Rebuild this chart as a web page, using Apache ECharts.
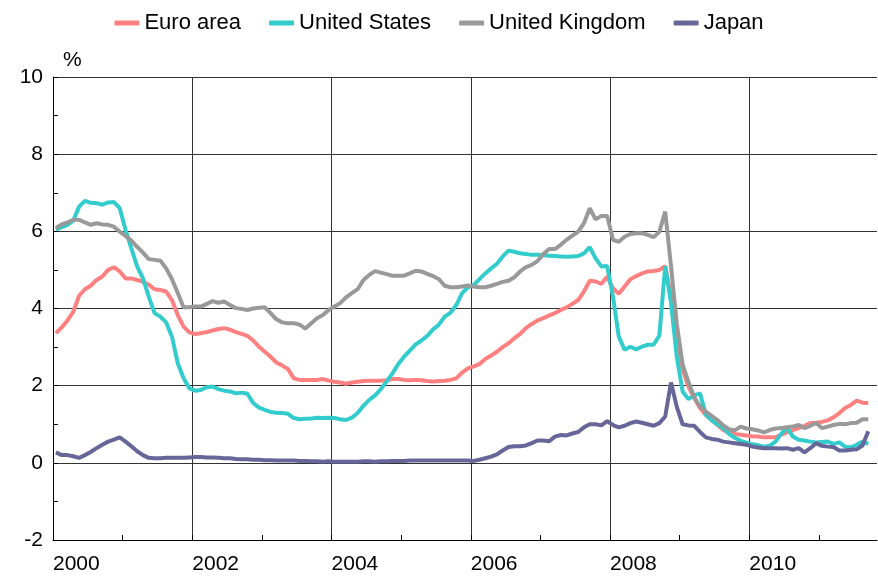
<!DOCTYPE html>
<html>
<head>
<meta charset="utf-8">
<script src="https://cdn.jsdelivr.net/npm/echarts@6/dist/echarts.min.js"></script>
<style>
html, body { margin: 0; padding: 0; background: #fff; }
#line { width: 878px; height: 583px; }
</style>
</head>
<body>
<div id="line"></div>
<script>
// tick labels, one per 24 months starting Jan 2000
var yearLabels = ['2000', '2002', '2004', '2006', '2008', '2010'];

// monthly values, Jan 2000 .. Sep 2011 (%)
var euroArea = [
    3.36, 3.51, 3.69, 3.92, 4.33, 4.50, 4.59, 4.74, 4.83, 5.00, 5.07, 4.96,
    4.78, 4.78, 4.74, 4.69, 4.62, 4.50, 4.48, 4.44, 4.22, 3.83, 3.53, 3.38,
    3.34, 3.36, 3.39, 3.43, 3.47, 3.49, 3.45, 3.39, 3.34, 3.29, 3.17, 3.01,
    2.88, 2.75, 2.60, 2.52, 2.43, 2.19, 2.15, 2.15, 2.15, 2.15, 2.17, 2.13,
    2.10, 2.08, 2.05, 2.08, 2.10, 2.12, 2.13, 2.13, 2.13, 2.14, 2.17, 2.17,
    2.15, 2.14, 2.15, 2.14, 2.12, 2.11, 2.12, 2.13, 2.15, 2.19, 2.34, 2.45,
    2.50, 2.56, 2.69, 2.78, 2.88, 3.00, 3.10, 3.23, 3.34, 3.49, 3.60, 3.69,
    3.75, 3.82, 3.88, 3.96, 4.03, 4.12, 4.22, 4.44, 4.72, 4.70, 4.64, 4.82,
    4.53, 4.38, 4.57, 4.76, 4.84, 4.91, 4.96, 4.97, 5.00, 5.10, 4.30, 3.25,
    2.42, 1.98, 1.68, 1.42, 1.24, 1.11, 0.98, 0.85, 0.79, 0.75, 0.73, 0.71,
    0.69, 0.68, 0.66, 0.66, 0.66, 0.73, 0.79, 0.85, 0.90, 0.96, 1.03, 1.04,
    1.06, 1.10, 1.18, 1.29, 1.42, 1.50, 1.61, 1.56, 1.55
];
var unitedStates = [
    6.04, 6.11, 6.17, 6.28, 6.64, 6.79, 6.74, 6.73, 6.69, 6.75, 6.76, 6.60,
    6.04, 5.56, 5.09, 4.78, 4.31, 3.88, 3.79, 3.64, 3.27, 2.58, 2.19, 1.93,
    1.87, 1.89, 1.96, 1.98, 1.91, 1.87, 1.85, 1.80, 1.82, 1.79, 1.55, 1.43,
    1.37, 1.32, 1.30, 1.29, 1.27, 1.16, 1.13, 1.14, 1.15, 1.17, 1.16, 1.17,
    1.16, 1.13, 1.11, 1.17, 1.29, 1.48, 1.63, 1.75, 1.91, 2.11, 2.32, 2.56,
    2.75, 2.91, 3.07, 3.17, 3.29, 3.46, 3.58, 3.79, 3.89, 4.09, 4.40, 4.55,
    4.61, 4.76, 4.91, 5.04, 5.16, 5.35, 5.50, 5.47, 5.43, 5.41, 5.39, 5.39,
    5.38, 5.37, 5.36, 5.35, 5.34, 5.35, 5.36, 5.43, 5.59, 5.30, 5.09, 5.10,
    4.31, 3.27, 2.93, 3.01, 2.94, 3.01, 3.06, 3.06, 3.30, 5.10, 4.15, 2.75,
    1.85, 1.65, 1.75, 1.80, 1.25, 1.10, 1.00, 0.90, 0.75, 0.65, 0.57, 0.52,
    0.48, 0.46, 0.42, 0.44, 0.55, 0.75, 0.92, 0.68, 0.60, 0.58, 0.55, 0.53,
    0.54, 0.55, 0.49, 0.53, 0.42, 0.40, 0.47, 0.55, 0.49
];
var unitedKingdom = [
    6.08, 6.18, 6.23, 6.30, 6.30, 6.23, 6.17, 6.21, 6.18, 6.17, 6.12, 5.99,
    5.88, 5.76, 5.60, 5.45, 5.28, 5.26, 5.24, 5.04, 4.76, 4.40, 4.03, 4.03,
    4.05, 4.05, 4.12, 4.19, 4.15, 4.18, 4.09, 4.01, 3.99, 3.96, 4.00, 4.02,
    4.03, 3.88, 3.72, 3.64, 3.62, 3.62, 3.58, 3.48, 3.62, 3.75, 3.83, 3.96,
    4.05, 4.14, 4.29, 4.40, 4.50, 4.74, 4.87, 4.97, 4.93, 4.89, 4.85, 4.85,
    4.85, 4.91, 4.98, 4.96, 4.90, 4.84, 4.76, 4.59, 4.55, 4.55, 4.57, 4.60,
    4.57, 4.55, 4.55, 4.59, 4.64, 4.69, 4.72, 4.81, 4.96, 5.07, 5.13, 5.23,
    5.41, 5.54, 5.54, 5.65, 5.78, 5.89, 5.99, 6.21, 6.60, 6.31, 6.40, 6.40,
    5.78, 5.73, 5.86, 5.93, 5.95, 5.95, 5.91, 5.85, 5.99, 6.51, 5.10, 3.60,
    2.55, 2.10, 1.70, 1.46, 1.33, 1.22, 1.11, 0.97, 0.87, 0.84, 0.94, 0.89,
    0.87, 0.84, 0.79, 0.85, 0.89, 0.90, 0.92, 0.94, 0.98, 0.90, 0.96, 1.03,
    0.90, 0.94, 0.98, 1.01, 1.00, 1.03, 1.04, 1.13, 1.13
];
var japan = [
    0.27, 0.20, 0.20, 0.17, 0.13, 0.20, 0.28, 0.38, 0.47, 0.55, 0.60, 0.66,
    0.55, 0.43, 0.30, 0.20, 0.13, 0.12, 0.12, 0.13, 0.13, 0.13, 0.13, 0.14,
    0.15, 0.15, 0.14, 0.14, 0.13, 0.12, 0.12, 0.10, 0.09, 0.09, 0.08, 0.08,
    0.07, 0.07, 0.06, 0.06, 0.06, 0.06, 0.05, 0.05, 0.04, 0.04, 0.03, 0.04,
    0.03, 0.03, 0.03, 0.03, 0.03, 0.04, 0.04, 0.03, 0.04, 0.04, 0.05, 0.05,
    0.05, 0.06, 0.06, 0.06, 0.06, 0.06, 0.06, 0.06, 0.06, 0.06, 0.06, 0.06,
    0.05, 0.08, 0.12, 0.16, 0.22, 0.32, 0.41, 0.43, 0.43, 0.45, 0.51, 0.58,
    0.58, 0.56, 0.68, 0.72, 0.71, 0.76, 0.80, 0.92, 1.00, 1.00, 0.97, 1.08,
    0.98, 0.92, 0.96, 1.03, 1.07, 1.04, 1.00, 0.96, 1.03, 1.20, 2.08, 1.45,
    1.00, 0.97, 0.96, 0.80, 0.66, 0.62, 0.60, 0.55, 0.53, 0.51, 0.49, 0.47,
    0.42, 0.40, 0.38, 0.38, 0.38, 0.37, 0.38, 0.34, 0.38, 0.27, 0.38, 0.51,
    0.44, 0.42, 0.41, 0.32, 0.32, 0.34, 0.35, 0.45, 0.82
];

var font = "'Liberation Sans', Arial, sans-serif";

// each month sits in the middle of its slot
function toPoints(arr) {
    return arr.map(function (v, i) { return [i + 0.5, v]; });
}

function makeSeries(name, arr, color) {
    return {
        name: name,
        type: 'line',
        showSymbol: false,
        symbol: 'none',
        data: toPoints(arr),
        lineStyle: { width: 4, color: color },
        itemStyle: { color: color },
        emphasis: { disabled: true }
    };
}

var myChart = echarts.init(document.getElementById('line'));

var option = {
    animation: false,
    textStyle: { fontFamily: font, color: '#000' },
    legend: {
        top: 7,
        left: 'center',
        icon: 'roundRect',
        itemWidth: 25,
        itemHeight: 5,
        itemGap: 28,
        textStyle: { fontSize: 22, color: '#000', fontFamily: font },
        data: ['Euro area', 'United States', 'United Kingdom', 'Japan']
    },
    grid: {
        left: 53,
        right: 1,
        top: 77,
        bottom: 43,
        containLabel: false
    },
    xAxis: {
        type: 'value',
        min: 0,
        max: 142,
        interval: 12,
        axisLine: { onZero: false, lineStyle: { color: '#000', width: 1 } },
        axisTick: { show: true, inside: true, length: 5, lineStyle: { color: '#000' } },
        // gridline only every second year
        splitLine: {
            show: true, showMinLine: false, showMaxLine: false,
            lineStyle: { color: ['rgba(0,0,0,0)', '#333'], width: 1 }
        },
        axisLabel: {
            fontSize: 21,
            color: '#000',
            fontFamily: font,
            align: 'left',
            margin: 14,
            showMaxLabel: false,
            formatter: function (v) {
                if (v % 24 !== 0) return '';
                var s = yearLabels[v / 24];
                return s ? s : '';
            }
        }
    },
    yAxis: {
        type: 'value',
        min: -2,
        max: 10,
        interval: 2,
        name: '%',
        nameLocation: 'end',
        nameGap: 6,
        nameTextStyle: { fontSize: 21, color: '#000', fontFamily: font, align: 'left', padding: [0, 0, 0, 10] },
        axisLine: { show: true, onZero: false, lineStyle: { color: '#000', width: 1 } },
        axisTick: { show: true, inside: true, length: 5, lineStyle: { color: '#000' } },
        minorTick: { show: true, splitNumber: 2, length: 5, lineStyle: { color: '#000' } },
        splitLine: { show: true, showMinLine: false, lineStyle: { color: '#333', width: 1 } },
        axisLabel: { fontSize: 21, color: '#000', fontFamily: font, margin: 10 }
    },
    series: [
        makeSeries('Euro area', euroArea, '#ff8080'),
        makeSeries('United States', unitedStates, '#33cccc'),
        makeSeries('United Kingdom', unitedKingdom, '#999999'),
        makeSeries('Japan', japan, '#666699')
    ]
};

myChart.setOption(option);
</script>
</body>
</html>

◇ ◇ ◇

(Objective):
From the first line of the material down to the line containing "['2000', '2002', '2004', '2006', '2008', '2010'];", inclusive, return each line exactly, skipping any picture.

(Expected output):
Rebuild this chart as a web page, using Apache ECharts.
<!DOCTYPE html>
<html>
<head>
<meta charset="utf-8">
<script src="https://cdn.jsdelivr.net/npm/echarts@6/dist/echarts.min.js"></script>
<style>
html, body { margin: 0; padding: 0; background: #fff; }
#line { width: 878px; height: 583px; }
</style>
</head>
<body>
<div id="line"></div>
<script>
// tick labels, one per 24 months starting Jan 2000
var yearLabels = ['2000', '2002', '2004', '2006', '2008', '2010'];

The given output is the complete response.